Here is how I am thinking about the catalyst timeline:

Near-term (Q1 2026): Alpenglow testnet to mainnet transition. This is the most direct catalyst. When Alpenglow goes live on mainnet and the first sub-150ms finalized transaction is confirmed, expect a wave of coverage from crypto media and mainstream fintech press. The narrative writes itself: “Solana achieves faster-than-credit-card settlement.” That is a soundbite that resonates beyond crypto-native audiences.

Medium-term (Q2-Q3 2026): Firedancer stake share crossing 33%. Firedancer currently runs on a handful of validators. As more operators migrate, crossing the one-third stake threshold is psychologically significant because it means the network can survive a complete Agave failure. That is an institutional-grade resilience argument that matters for ETF approvals and corporate treasury adoption.

Longer-term (2026-2027): Application explosion. Emma’s point about new application categories is the biggest bull case. When developers start shipping products that are only possible with sub-150ms finality – real-time on-chain gaming, streaming micropayments, institutional-grade order books – each launch becomes a proof point that drives additional adoption.

The ETF Angle

There are currently 16 Solana ETF applications pending with the SEC, several offering staking yields around 7%. If Firedancer and Alpenglow successfully demonstrate that Solana is production-grade infrastructure – not a “fast but fragile” experiment – it materially strengthens the regulatory case for approval.

The staking yield angle is particularly interesting. Ethereum ETFs were approved without staking. If Solana ETFs launch with staking enabled, they offer a fundamentally different product: a high-performance blockchain asset with built-in yield. That is a compelling pitch for the traditional finance allocators who drove $117 billion into Bitcoin ETFs.

Competitive Positioning: SOL vs ETH

I want to be careful here because I hold positions in both assets, but the relative value trade is increasingly tilting toward SOL. Consider the metrics:

  • Solana DEX volume: $1.5T YTD, exceeding Ethereum
  • Solana TVL: $35B with significant growth trajectory
  • Solana stablecoins: $14.1B, rapidly growing
  • Transaction costs: $0.0035 avg vs Ethereum’s $2-50 L1

ETH has been underperforming this cycle – down 36% while SOL has held up better on a relative basis. The narrative has shifted from “Ethereum is the world computer” to “Ethereum is the settlement layer for L2s,” which is a less compelling story for price appreciation because value accrues to L2 tokens (OP, ARB, BASE ecosystem) rather than ETH itself.

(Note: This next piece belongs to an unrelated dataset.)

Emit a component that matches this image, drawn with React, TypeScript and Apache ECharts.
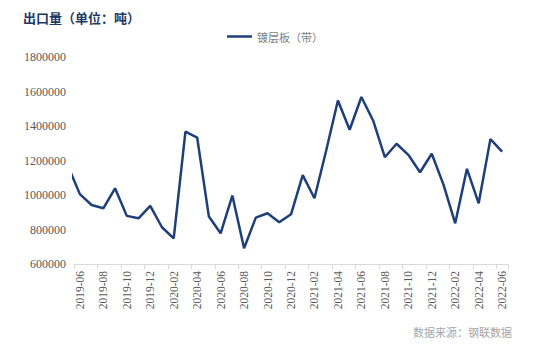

Solana’s value accrual story is cleaner: everything happens on L1, all fees are paid in SOL, and staking yield comes from actual network usage. When you add Firedancer’s resilience improvements and Alpenglow’s performance leap, the fundamental case strengthens at the same time the narrative improves.

Risk Factors to Watch

That said, Sophia’s security concerns are real risk factors that traders need to price:

  1. Consensus transition risk. A botched Alpenglow rollout could cause network instability. Solana has historically had outages during major upgrades, and the market punishes these events severely.
  2. Execution risk on Firedancer adoption. If validators are slow to migrate, the multi-client resilience narrative weakens.
  3. Regulatory wildcards. The SEC’s posture on Solana specifically – given the prior classification concerns – could delay or complicate ETF approvals regardless of technical merits.

My positioning: I am overweight SOL relative to my historical allocation, with defined risk parameters around the Alpenglow mainnet launch. The risk/reward on the successful delivery of these upgrades is asymmetric in a way that few other L1 catalysts offer right now.

For other traders here: how are you sizing the Alpenglow catalyst? And is anyone running basis trades between SOL spot and the futures curve around the expected launch date?